## Position of First–Order Maxima When Two Coherent Rays Interfere

The distance between two coherent light sources is 0.45 mm. Determine the distance between the zero-order maximum and the first red stripe of a wavelength 700 nm, provided that the screen is at a distance 0.5 m from the sources.

• #### Hint 1

What is the path difference of two rays which are emitted from two sources and incident on the same point of the screen?

• #### Hint 2

What is the path difference of two rays in order to create an interference maximum?

• #### Hint 3

What is the relationship between the distance of the first red maximum Δx,which occurs on the screen, and the angle of deflection α?

• #### Given values

 b = 0.45 mm = 4.5·10−4 m Distance between two light sources λ = 700 nm = 7.0·10−7 m Wavelength of light k = 1 Order of maximum d = 0.5 m Distance between the sources and the screen Δx = ? (mm) Distance between the first-order red maximum and the zero-order maximum
• #### Solution

The light propagates from its source in all directions. The light from both sources is incident on the screen, and an interference pattern is created. On the screen the interference maxima and minima are formed; their position depends on the path difference of the two rays emitted from the sources.

Suppose that the screen is far from the sources, so that the rays coming to a point A of the screen are approximately parallel.
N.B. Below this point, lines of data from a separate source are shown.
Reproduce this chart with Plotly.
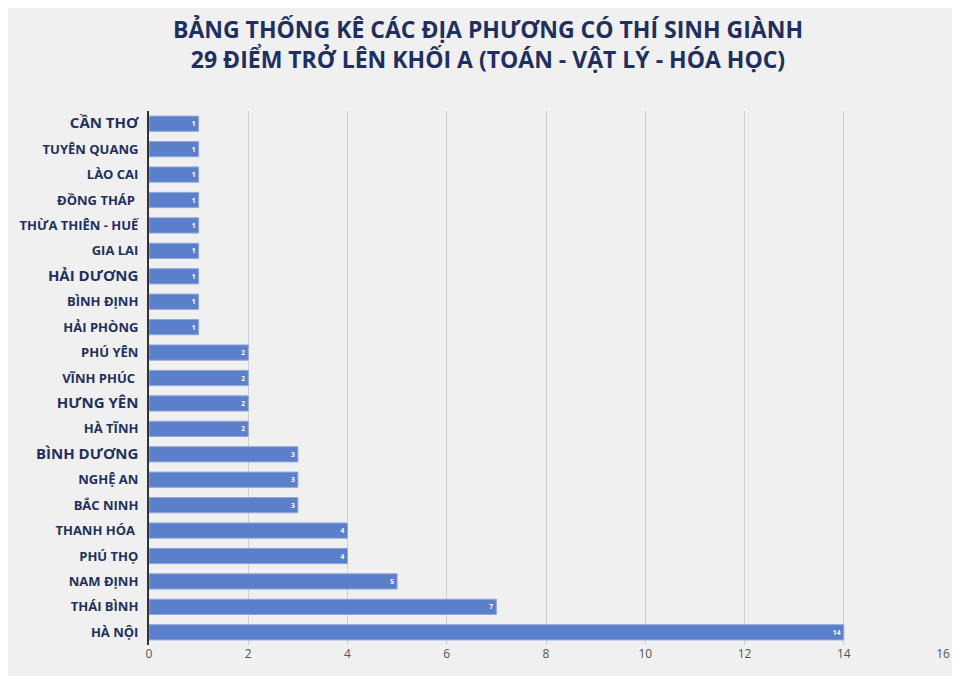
import plotly.graph_objects as go

provinces = ["HÀ NỘI", "THÁI BÌNH", "NAM ĐỊNH", "PHÚ THỌ", "THANH HÓA ", "BẮC NINH",
             "NGHỆ AN", "BÌNH DƯƠNG", "HÀ TĨNH", "HƯNG YÊN", "VĨNH PHÚC ", "PHÚ YÊN",
             "HẢI PHÒNG", "BÌNH ĐỊNH", "HẢI DƯƠNG", "GIA LAI", "THỪA THIÊN - HUẾ",
             "ĐỒNG THÁP ", "LÀO CAI", "TUYÊN QUANG", "CẦN THƠ"]
counts = [14, 7, 5, 4, 4, 3, 3, 3, 2, 2, 2, 2, 1, 1, 1, 1, 1, 1, 1, 1, 1]
big_labels = {"CẦN THƠ", "HẢI DƯƠNG", "HƯNG YÊN", "BÌNH DƯƠNG"}
x_ticks = [0, 2, 4, 6, 8, 10, 12, 14, 16]

navy = "#1F2F5F"
tick_text = [f"<span style='font-size:15px'>{p}</span>" if p in big_labels else p
             for p in provinces]

fig = go.Figure(go.Bar(
    x=counts, y=provinces, orientation="h",
    marker=dict(color="#5B7FCB", line=dict(color="#8FA8DC", width=1)),
    width=0.6,
    text=counts, textposition="inside", insidetextanchor="end", textangle=0,
    textfont=dict(color="white", size=13, family="Open Sans", weight="bold"),
))

fig.update_layout(
    width=960, height=676,
    margin=dict(l=141, r=25, t=103, b=39),
    paper_bgcolor="#F0F0F0", plot_bgcolor="rgba(0,0,0,0)",
    title=dict(
        text="BẢNG THỐNG KÊ CÁC ĐỊA PHƯƠNG CÓ THÍ SINH GIÀNH<br>29 ĐIỂM TRỞ LÊN KHỐI A (TOÁN - VẬT LÝ - HÓA HỌC)",
        x=0.5, xanchor="center", y=0.955, yanchor="top",
        font=dict(family="Open Sans", size=23, color=navy, weight="bold"),
    ),
    font=dict(family="Open Sans"),
    showlegend=False,
)
fig.update_xaxes(range=[0, 16], tickvals=x_ticks, showgrid=True, gridcolor="#D0D0D0",
                 zeroline=False, automargin=False, tickfont=dict(size=12, color="#555555"))
fig.update_yaxes(categoryorder="array", categoryarray=provinces, tickvals=provinces,
                 ticktext=tick_text, showline=True, linecolor="#333333", linewidth=2,
                 ticks="outside", ticklen=6, tickcolor="rgba(0,0,0,0)", automargin=False,
                 tickfont=dict(size=13, color=navy, weight="bold"))

fig.write_html("out.html")
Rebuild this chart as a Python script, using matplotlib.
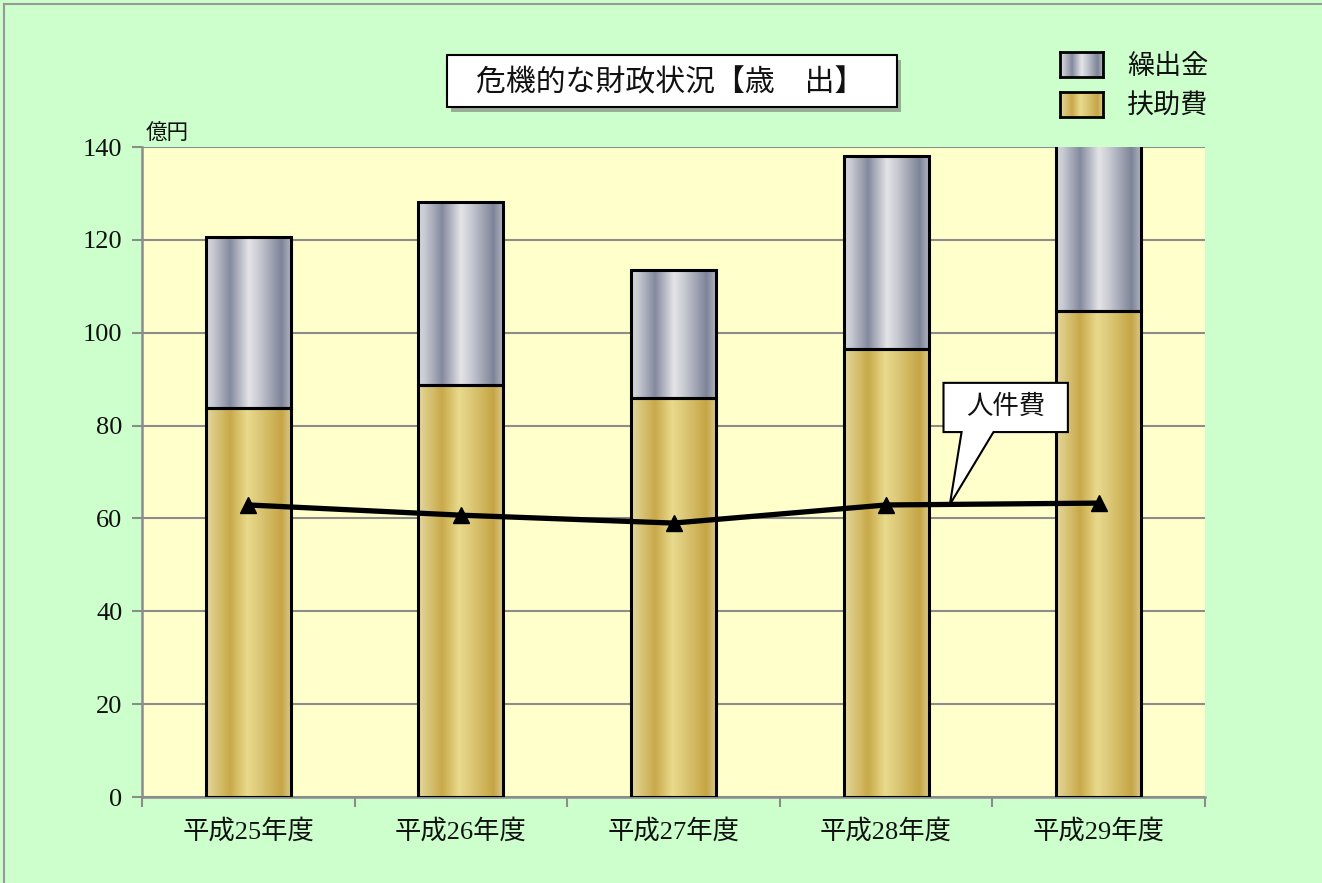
import numpy as np
import matplotlib
matplotlib.use("Agg")
import matplotlib.pyplot as plt
from matplotlib.patches import Rectangle, Polygon

plt.rcParams['font.family'] = ['Liberation Serif', 'Noto Sans CJK JP', 'DejaVu Sans']

# ---- data ----
categories = ['平成25年度', '平成26年度', '平成27年度', '平成28年度', '平成29年度']
fujohi = [83.8, 88.7, 85.9, 96.5, 104.7]          # 扶助費
kuridashi = [36.8, 39.5, 27.6, 41.6, 41.5]        # 繰出金
jinkenhi = [62.9, 60.7, 59.0, 62.9, 63.3]         # 人件費
yticks = [0, 20, 40, 60, 80, 100, 120, 140]
title = '危機的な財政状況【歳\u3000出】'
legend_labels = ['繰出金', '扶助費']
unit = '億円'
callout_text = '人件費'

W, H = 1322, 883
fig = plt.figure(figsize=(W / 100, H / 100), dpi=100)
fig.patch.set_facecolor('#CCFFCC')

def px(x0, y0, x1, y1):
    return [x0 / W, 1 - y1 / H, (x1 - x0) / W, (y1 - y0) / H]

ax = fig.add_axes(px(142, 147, 1205, 797))
ax.set_facecolor('#FFFFCC')
YMAX = yticks[-1]

def grad(stops, cols, n=256):
    t = np.linspace(0, 1, n)
    cols = np.array([matplotlib.colors.to_rgb(c) for c in cols])
    arr = np.stack([np.interp(t, stops, cols[:, k]) for k in range(3)], axis=-1)
    return arr[None, :, :]

gray_grad = grad([0, 0.08, 0.28, 0.5, 0.62, 0.88, 1.0],
                 ['#D8D9DF', '#C8CAD2', '#848A9E', '#E4E4E8', '#C8CAD2', '#7E8498', '#B4B7C4'])
gold_grad = grad([0, 0.08, 0.28, 0.48, 0.62, 0.88, 1.0],
                 ['#E6D8A0', '#DCCB84', '#C9A94A', '#E9DA8C', '#DCC878', '#C5A544', '#DCCC94'])

x = np.arange(len(categories))
bw = 0.40
bars_f = ax.bar(x, fujohi, width=bw, facecolor='none', edgecolor='black', linewidth=2.2, zorder=4)
bars_k = ax.bar(x, kuridashi, bottom=fujohi, width=bw, facecolor='none', edgecolor='black',
                linewidth=2.2, zorder=4)
for bars, g in ((bars_f, gold_grad), (bars_k, gray_grad)):
    for b in bars:
        x0, y0 = b.get_x(), b.get_y()
        y1 = min(y0 + b.get_height(), YMAX)
        im = ax.imshow(g, extent=[x0, x0 + b.get_width(), y0, y1],
                       aspect='auto', interpolation='bilinear', zorder=3)
        im.set_clip_path(b)

ax.plot(x, jinkenhi, color='black', lw=3.8, marker='^', ms=11, zorder=6)

ax.set_xlim(-0.5, len(categories) - 0.5)
ax.set_ylim(0, YMAX)
ax.set_yticks(yticks)
ax.set_yticklabels([str(v) for v in yticks], fontsize=19, color='#111111')
ax.grid(axis='y', color='#8C8C8C', lw=1.5, zorder=1)
ax.set_axisbelow(True)
ax.set_xticks(x)
ax.set_xticklabels(categories, fontsize=19, color='#111111')
ax.set_xticks(np.arange(-0.5, len(categories)), minor=True)
ax.tick_params(axis='x', which='major', length=0, pad=16)
ax.tick_params(axis='x', which='minor', length=7, width=1.5, color='#8C8C8C', direction='out')
ax.tick_params(axis='y', length=7, width=1.5, color='#8C8C8C', direction='out', pad=7)
for s in ('top', 'right'):
    ax.spines[s].set_visible(False)
for s in ('left', 'bottom'):
    ax.spines[s].set_color('#8C8C8C')
    ax.spines[s].set_linewidth(1.8)

# unit label
fig.text(146 / W, 1 - 135 / H, unit, fontsize=15.5, va='center', ha='left', color='#111111')

# callout for 人件費
tip_x = 3 + 0.30
tip_y = np.interp(tip_x, x, jinkenhi)
bx0, bx1 = tip_x - 0.03, tip_x + 0.555
by0, by1 = 78.6, 89.2
wb0, wb1 = tip_x + 0.055, tip_x + 0.205
call = Polygon([(bx0, by1), (bx1, by1), (bx1, by0), (wb1, by0), (tip_x, tip_y),
                (wb0, by0), (bx0, by0)], closed=True, facecolor='white',
               edgecolor='black', lw=1.5, zorder=7)
ax.add_patch(call)
ax.text((bx0 + bx1) / 2, (by0 + by1) / 2 + 0.2, callout_text, fontsize=19, ha='center',
        va='center', zorder=8, color='#111111')

# title box with shadow
sh = Rectangle((451 / W, 1 - 112 / H), 450 / W, 52 / H, transform=fig.transFigure,
               facecolor='#777777', edgecolor='none', alpha=0.6, zorder=1)
fig.patches.append(sh)
tb = Rectangle((447 / W, 1 - 107 / H), 450 / W, 52 / H, transform=fig.transFigure,
               facecolor='white', edgecolor='black', lw=1.5, zorder=2)
fig.patches.append(tb)
fig.text(670 / W, 1 - 83 / H, title, fontsize=21.5, ha='center', va='center', color='#111111',
         zorder=3)

# legend
for (y0, y1), g, lab in (((52, 77), gray_grad, legend_labels[0]),
                         ((92, 117), gold_grad, legend_labels[1])):
    lax = fig.add_axes(px(1060, y0, 1103, y1))
    lax.imshow(g, aspect='auto', interpolation='bilinear')
    lax.set_xticks([]); lax.set_yticks([])
    for s in lax.spines.values():
        s.set_linewidth(2); s.set_color('black')
    fig.text(1127 / W, 1 - ((y0 + y1) / 2 + 3) / H, lab, fontsize=19.5, ha='left',
             va='center', color='#111111')

# outer border
fig.add_artist(plt.Line2D([4 / W, 4 / W], [0, 1 - 4 / H], transform=fig.transFigure,
                          color='#999999', lw=1.5))
fig.add_artist(plt.Line2D([4 / W, 1], [1 - 4 / H, 1 - 4 / H], transform=fig.transFigure,
                          color='#999999', lw=1.5))

fig.savefig('out.png', dpi=100, facecolor=fig.get_facecolor())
From the triangle in the picture we obtain a relationship for the path difference Δl of two adjacent rays::

$\mathrm{\Delta}l = \,b\sin\,\alpha,$

where b is the distance between the sources and α is the angle between the rays and the central axis.

In the point A the rays interfere and create a stripe, a maximum. Thus the path difference Δl must satisfy the condition:

$\mathrm{\Delta}l = k \lambda,$

where k = 1. From these two equations we evaluate sin α:

$\sin\,\alpha=\,\frac{\lambda}{b}.$

We draw a picture where we denote d as the distance between the sources and the screen, α as deviation angle, Δx as the distance between the first-order red maximum and the zero-order maximum.

We obtain:

$\mathrm{tg}\,\,\alpha=\, \frac{\mathrm{\Delta}x}{d} \quad\Rightarrow\quad \mathrm{\Delta}x=\,d\,\mathrm{tg}\,\,\alpha,$

where α is calculated from the relation:

$\sin\,\alpha=\,\frac{\lambda}{b}=\,\frac{7.0{\cdot}10^{−7}}{4.5{\cdot}10^{−4}}\,\dot=\,0.00156 \quad\Rightarrow\quad \alpha\,\dot=\,0.00156,$

and we substitute the values given in the assignment.

$\mathrm{\Delta}x=\,d\,\mathrm{tg}\,\,\alpha=\,0.5\,\cdot(\mathrm{tg}\,\,0.00156)\,\mathrm{m}\,\dot=\, 8.0{\cdot}10^{−4}\,\mathrm{m}\,\dot= \,0.80\,\mathrm{mm}.$

Note to the solution:

To simplify the calculation we can take into account that we deal with very small angles, therefore

$\sin\,\alpha\ \dot{=}\ \, \alpha\ \dot{=}\ \mathrm{tg}\,\,\alpha,$

where the middle equality is valid if the angle α is in radians.

Now we solve this task using this finding.

We substitute the relation:

$\sin\,\alpha=\,\frac{\lambda}{b},$

into the equation for Δx:

$\mathrm{\Delta}x=\,d\,\mathrm{tg}\,\,\alpha=\,d\,\frac{\lambda}{b}.$

We substitute given values.

$\mathrm{\Delta}x=\,d\,\frac{\lambda}{b}=\,0.5\cdot\,\frac{7.0{\cdot}10^{−7}}{4.5{\cdot}10^{−4}}\,\mathrm{m}\,\dot=\,7.8{\cdot}10^{−4}\,\mathrm{m}\,\dot=\,0.78\,\mathrm{mm}.$

Thus we can see that the task can be solved with this neglect. This result is not very different from the first result.